Humanitäre Hilfe angesichts der aktuellen internationalen Lage
Am gestrigen Tag kamen in Genf die Vertreter von vier verschiedenen Glaubensrichtungen (Christentum, Islam, Judentum und Vedantismus) sowie Experten und Diplomaten, Leiter von weltlichen und religiösen humanitären Organisationen bei den Vereinten Nationen zum Symposium zur gemeinsamen humanitären Aktion der Religionen zusammen, das vom Souveränen Malteserorden organisiert wurde. Das Symposium wurde vom Generaldirektor des Büros der Vereinten Nationen in Genf eröffnet.
Die gewaltsamen Auseinandersetzungen in vielen Teilen der Welt haben ein bislang nicht dagewesenes Ausmaß erreicht. Die Zahl der Opfer – die meisten von ihnen Zivilisten – steigt unaufhörlich. Zur gleichen Zeit werden wir Zeugen einer allmählichen Zersetzung in der Durchsetzung von internationalem humanitärem Recht. In diesem Zusammenhang wird Religion oft als Ursache von Kriegen wahrgenommen. Die Wirklichkeit sei aber viel komplexer, so der Großkanzler des Souveränen Malteserordens, Albrecht Boeselager, in seiner Eröffnungsrede: „Ich bin der festen Überzeugung, dass Gewalt aus religiösen Gründen erzeugt werden kann, wenn der moralische Kontext außen vor gelassen und Korruption und Machtgier das Zepter überlassen wird. Konflikte können religiöse Elemente beinhalten, aber in der Regel liegen ihnen immer kulturelle, wirtschaftliche, ethnische und territoriale Faktoren und oft auch Druck von außen zugrunde.“
Die Suche nach einer gemeinsamen Wertebasis, die Aufstellung eines Verhaltenskodex für alle Institutionen und Organisationen, die sich humanitäre Hilfe auf die Fahne geschrieben haben, die Einbeziehung örtlicher Gemeinschaften durch Investitionen in Infrastruktur und in den von Konflikten betroffenen Gebieten bereits bestehende Hilfsnetzwerke sowie die Verbreitung der Werte von humanitären Organisationen zur Bekämpfung von Vorurteilen sowohl bei den Menschen als auch bei Regierungen: Dies sind einige der Vorschläge, die aus der Debatte hervorgingen, die aus zwei Diskussionsgruppen mit jeweils fünf Rednern bestand. Zu den Teilnehmenden gehörte Jemilah Mahmood, Leiterin des Sekretariats des von UN-Generalsekretär Ban Ki-moon initiierten Weltgipfels für humanitäre Hilfe. Das Symposium des Malteserordens dient als Vorbereitung des im Mai 2016 in Istanbul stattfindenden Weltgipfels für humanitäre Hilfe, dessen Ziel es ist, Grundsätze der humanitären Hilfe auf den Prüfstand zu stellen und zu verbessern.

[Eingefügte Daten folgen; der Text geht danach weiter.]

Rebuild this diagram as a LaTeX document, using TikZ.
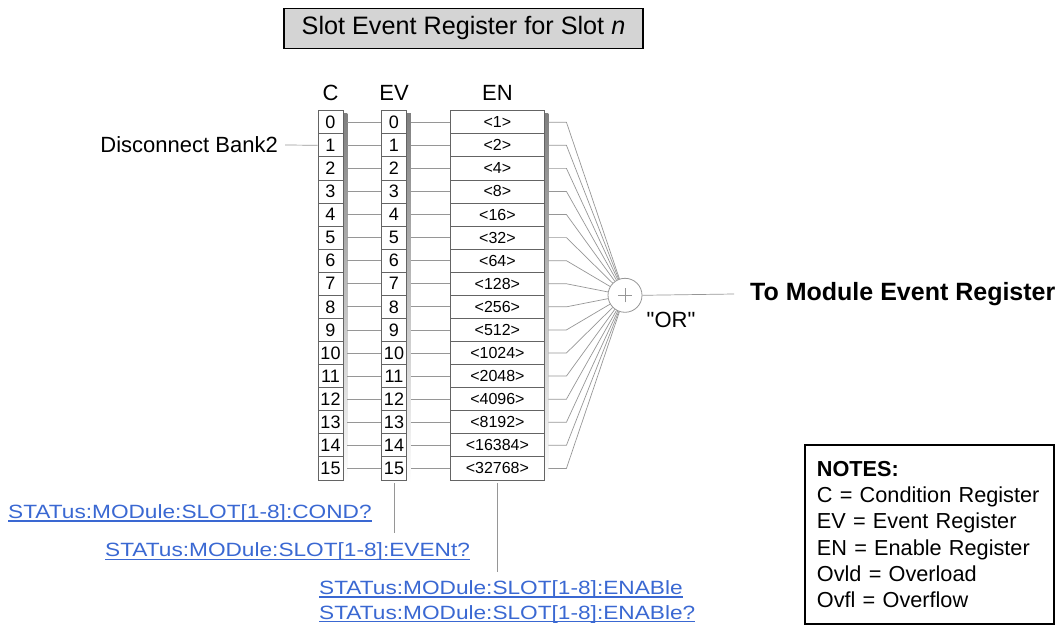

In seiner Schlussrede erinnerte der Großhospitalier des Souveränen Malteserordens, Dominique de La Rochefoucauld-Montbel, daran, „die humanitären Grundsätze der internationalen Gemeinschaft, die nach dem 2. Weltkrieg bei vollständiger Achtung der jeweils vor Ort geltenden Traditionen und Kulturen ratifiziert worden sind”, zu verteidigen. Der Großhospitalier ermutigte zu einer von Dialog geprägten Zusammenarbeit zwischen den verschiedenen Religionen. Dieses Thema prägte die gesamte Debatte, zu der auch die libanesische Assoziation des Malteserordens einen wertvollen Beitrag leistete. Seit mehr als 20 Jahren führt sie in diesem Land zusammen mit den Gemeinschaften der Schiiten, Sunniten und Drusen humanitäre Hilfsprogramme durch.
Das Symposium – dessen Organisation der Arbeit der Mission des Souveränen Malteserordens bei den UN in Genf zu verdanken ist – wird ein Dokument mit den aus der Debatte hervorgegangenen Richtlinien und Empfehlungen erarbeiten, das auf dem im kommenden Jahr in Istanbul stattfindenden Weltgipfel für humanitäre Hilfe vorgestellt wird.
Vor dem Beginn des Symposiums empfing der Generaldirektor des Büro des Vereinten Nationen in Genf Großkanzler Albrecht Boeselager, Großhospitalier Dominique de La Rochefoucauld-Montbel und die Botschafterin des Malteserordens bei den Vereinten Nationen, Marie-Thérèse Pictet-Althann, in seinem Büro zu einem Ideenaustausch.